Tabii darbe döneminde yaşananlar ilk gününden idam gününe kadar tüm aşamalarıyla milletimizin gönlünde onulmaz yaralar açmıştır. Menderes’e yeteri kadar sahip çıkamamış olmanın mahcubiyetinin de pek çok kesimin yüreğini burktuğunu biliyoruz. Nitekim merhum Arif Nihat Asya bu hissiyatı şu dizeleriyle dile getirmiştir:
“Döndüm dolaştım vatanı
Gördüm gözettim her yanı
Örttüm açıkta kalanı
Örtüm beni tanımadı!
Yine sizinleyim dedim
Nasılsam öyleyim dedim
Çıkıp da söyleyeyim dedim
Kürsüm beni tanımadı!
Hırpalanmak ne kelime
Didik didik-lime lime
Götürülürken ölüme
Ölüm beni tanımadı!
Türküm, müjdeydi ülkeye
Gezdim söyleye söyleye
Bir gün söylemedim diye
Türküm beni tanımadı.”
Evet, bu isyankâr sükût milletimizin kalbinde öyle bir yer etmiştir ki 15 Temmuz’da tanka, topa, silaha, bombaya karşı eşi benzeri görülmeyen bir cesaretle karşı koymuştur. Dün kendi siyasi hırsları uğruna ülkeyi Menderes’in idamıyla sonuçlanan bir felakete sürüklemekten çekinmeyenler, hâlâ aynı sinsilikler peşinde. AK Parti İl Danışma Meclisi Toplantımızda örneklerini verdiğim gibi dün Menderes’e ve arkadaşlarına hangi ithamları yapıyorlarsa, bugün farklı ifadelerle aynı iftiraları bize yöneltiyorlar. Demokrasiden nasibini almamış, ömründe kalkınma heyecanını tadacak eser ve hizmet ortaya koyamamış olanların bu şarlatanlıklarını milletimizin takdirine bırakıyoruz.

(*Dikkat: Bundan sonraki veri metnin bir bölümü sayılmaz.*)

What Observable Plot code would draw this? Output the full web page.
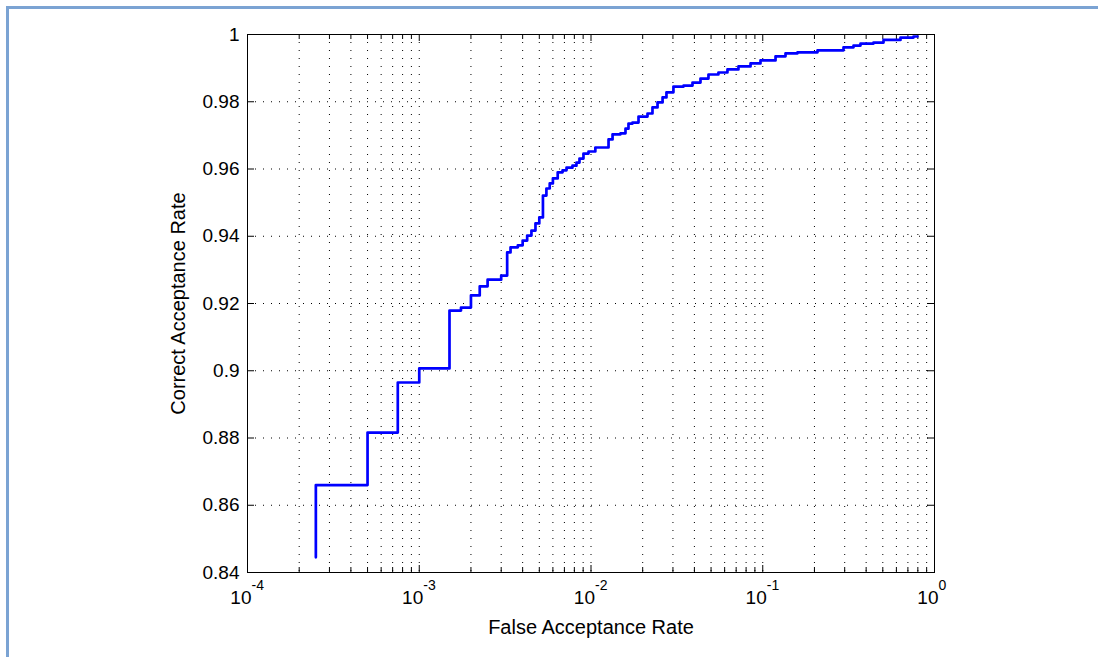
<!DOCTYPE html>
<html>
<head>
<meta charset="utf-8">
<script src="https://cdn.jsdelivr.net/npm/d3@7"></script>
<script src="https://cdn.jsdelivr.net/npm/@observablehq/plot@0.6"></script>
<style>
  html, body { margin: 0; padding: 0; background: #fff; }
  #wrap { position: relative; width: 1098px; height: 657px; overflow: hidden; }
  #border { position: absolute; left: 6px; top: 6px; width: 1100px; height: 660px;
            border-top: 3px solid #7ba3d3; border-left: 3px solid #7ba3d3; box-sizing: border-box; }
  #chart { position: absolute; left: 0; top: 0; }
</style>
</head>
<body>
<div id="wrap"><div id="border"></div><div id="chart"></div></div>
<script>
// False acceptance rate (x, log scale) at each step of the ROC curve
const far = [2.5e-4, 2.5e-4, 5e-4, 7.5e-4, 1e-3, 1.5e-3, 1.75e-3, 2e-3, 2.25e-3, 2.5e-3, 3e-3,
  3.25e-3, 3.4e-3, 3.75e-3, 4e-3, 4.25e-3, 4.5e-3, 4.75e-3, 5e-3, 5.25e-3, 5.5e-3, 5.75e-3,
  6e-3, 6.4e-3, 6.83e-3, 7.2e-3, 7.8e-3, 8.23e-3, 8.57e-3, 9.04e-3, 9.67e-3, 1.06e-2,
  1.265e-2, 1.335e-2, 1.485e-2, 1.588e-2, 1.653e-2, 1.744e-2, 1.891e-2, 2.133e-2, 2.28e-2,
  2.44e-2, 2.61e-2, 2.75e-2, 3.02e-2, 3.46e-2, 3.9e-2, 4.34e-2, 4.83e-2, 5.52e-2, 6.23e-2,
  7.22e-2, 8.49e-2, 9.7e-2, 0.1187, 0.1357, 0.1594, 0.2084, 0.2953, 0.3377, 0.3708, 0.4414,
  0.5049, 0.6339, 0.7546, 0.7962];
// Correct acceptance rate (y) after each step
const car = [0.8445, 0.866, 0.8816, 0.8965, 0.9007, 0.9179, 0.9188, 0.9224, 0.9251, 0.9271, 0.9283,
  0.9352, 0.9367, 0.9373, 0.9387, 0.9402, 0.9417, 0.9438, 0.9456, 0.9521, 0.9542, 0.9557,
  0.9572, 0.959, 0.9596, 0.9604, 0.961, 0.9619, 0.9631, 0.9646, 0.9652, 0.9664,
  0.9688, 0.9703, 0.9706, 0.972, 0.9735, 0.9738, 0.9756, 0.9765, 0.9783,
  0.9798, 0.9813, 0.9828, 0.9845, 0.9848, 0.9857, 0.9869, 0.9881, 0.9887, 0.9896,
  0.9905, 0.9914, 0.9923, 0.9935, 0.9944, 0.9947, 0.9953, 0.9962, 0.9967, 0.9973, 0.9976,
  0.9984, 0.9991, 0.9994, 0.9994];

const yTicks = [0.84, 0.86, 0.88, 0.9, 0.92, 0.94, 0.96, 0.98, 1];
const yTickLabels = ["0.84", "0.86", "0.88", "0.9", "0.92", "0.94", "0.96", "0.98", "1"];
const xMajor = [1e-4, 1e-3, 1e-2, 1e-1, 1];
const xExponents = ["-4", "-3", "-2", "-1", "0"];
const minorMultiples = [2, 3, 4, 5, 6, 7, 8, 9];
const xMinor = xMajor.slice(0, -1).flatMap(d => minorMultiples.map(m => d * m));

const xLabel = "False Acceptance Rate";
const yLabel = "Correct Acceptance Rate";

const data = far.map((x, i) => ({x, y: car[i]}));

const W = 1098, H = 657, mL = 247, mR = 164, mT = 34, mB = 85;
const fw = W - mL - mR, fh = H - mT - mB;

const chart = Plot.plot({
  width: W, height: H,
  marginLeft: mL, marginRight: mR, marginTop: mT, marginBottom: mB,
  x: {type: "log", domain: [1e-4, 1], axis: null},
  y: {domain: [0.84, 1], axis: null},
  style: {fontFamily: "'Liberation Sans', Arial, sans-serif", fontSize: "19px", color: "#000", background: "transparent", overflow: "visible"},
  marks: [
    Plot.gridX(xMinor.concat(xMajor.slice(1, -1)), {stroke: "#000", strokeOpacity: 1, strokeDasharray: "1,7"}),
    Plot.gridY(yTicks.slice(1, -1), {stroke: "#000", strokeOpacity: 1, strokeDasharray: "1,7"}),
    // inward ticks (bottom / top)
    Plot.tickX(xMajor, {x: d => d, insetTop: fh - 7, stroke: "#000"}),
    Plot.tickX(xMajor, {x: d => d, insetBottom: fh - 7, stroke: "#000"}),
    Plot.tickX(xMinor, {x: d => d, insetTop: fh - 5, stroke: "#000"}),
    Plot.tickX(xMinor, {x: d => d, insetBottom: fh - 5, stroke: "#000"}),
    // inward ticks (left / right)
    Plot.tickY(yTicks, {y: d => d, insetRight: fw - 7, stroke: "#000"}),
    Plot.tickY(yTicks, {y: d => d, insetLeft: fw - 7, stroke: "#000"}),
    Plot.line(data, {x: "x", y: "y", curve: "step-after", stroke: "#0000ff", strokeWidth: 2.7}),
    Plot.frame({stroke: "#000", strokeWidth: 1}),
    // y tick labels
    Plot.text(yTicks, {y: d => d, text: (d, i) => yTickLabels[i], frameAnchor: "left", dx: -8, textAnchor: "end", lineAnchor: "middle", fill: "#000"}),
    // x tick labels 10^n
    Plot.text(xMajor, {x: d => d, text: () => "10", frameAnchor: "bottom", dy: 25, dx: 4, textAnchor: "end", lineAnchor: "middle", fill: "#000"}),
    Plot.text(xMajor, {x: d => d, text: (d, i) => xExponents[i], frameAnchor: "bottom", dy: 13, dx: 4, textAnchor: "start", lineAnchor: "middle", fontSize: 14, fill: "#000"}),
    // axis titles
    Plot.text([xLabel], {text: d => d, frameAnchor: "bottom", dy: 55, textAnchor: "middle", lineAnchor: "middle", fontSize: 20, fill: "#000"}),
    Plot.text([yLabel], {text: d => d, frameAnchor: "left", dx: -69, rotate: -90, textAnchor: "middle", lineAnchor: "middle", fontSize: 20, fill: "#000"})
  ]
});
document.getElementById("chart").appendChild(chart);
</script>
</body>
</html>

Şöyle bir geriye dönüp baktığında insanın içinden şayet 1960 darbesi olmasaydı Türkiye’nin demokrasi ve kalkınma yolculuğu hangi istikamette ve hangi hızla sürerdi diye sormak geliyor. Sonra 1971 muhtırası ve devamındaki kargaşa yılları. Ardından 1980 darbesi ve devamındaki siyasi istikrarsızlık dönemi. Akabinde envai çeşit kılıfla üzerimize salınan terör örgütleri aklımıza geliyor ve ister istemez yutkunup kalıyoruz.
Türkiye’yi siyasette, ekonomide, güvenlikte felç etmeyi kafasına koyanların bitip tükenmek bilmeyen oyunlarıyla geçen yıllarımızın ardından üzülmemek maalesef elde değil. Allah’ın yardımı ve milletimizin desteği ile son 20 yılda ülkemize kazandırdığımız güçlü altyapı sayesinde bu alçak oyunu bozacak güce, imkâna, kabiliyete, kararlılığa sahip olduğumuz bir döneme girdik. Ülkemizi 2023 hedeflerine kavuşturarak, dünyanın en büyük 10 ekonomisi arasına soktuğumuzda en çok da Rahmetli Menderes ve arkadaşlarının ruhlarının huzura ereceğine doğrusu ben inanıyorum. Aşağıda Merhum Menderes’in hizmetleriyle alakalı o kronolojik haritayı gördüğümde 20 seneyi hatırlamamak mümkün değil.
Bu duygularla bir kez daha açılışını yaptığımız Adnan Menderes Müzesi’nin hayırlı olmasını diliyorum. Ve inşallah bölgeyi Çine Çayının kenarını yerli ve yabancı turistlerin, özellikle demokrasiye, özgürlüklere hasret insanlarımızın ziyaret edeceklerine de çok çok inanıyorum.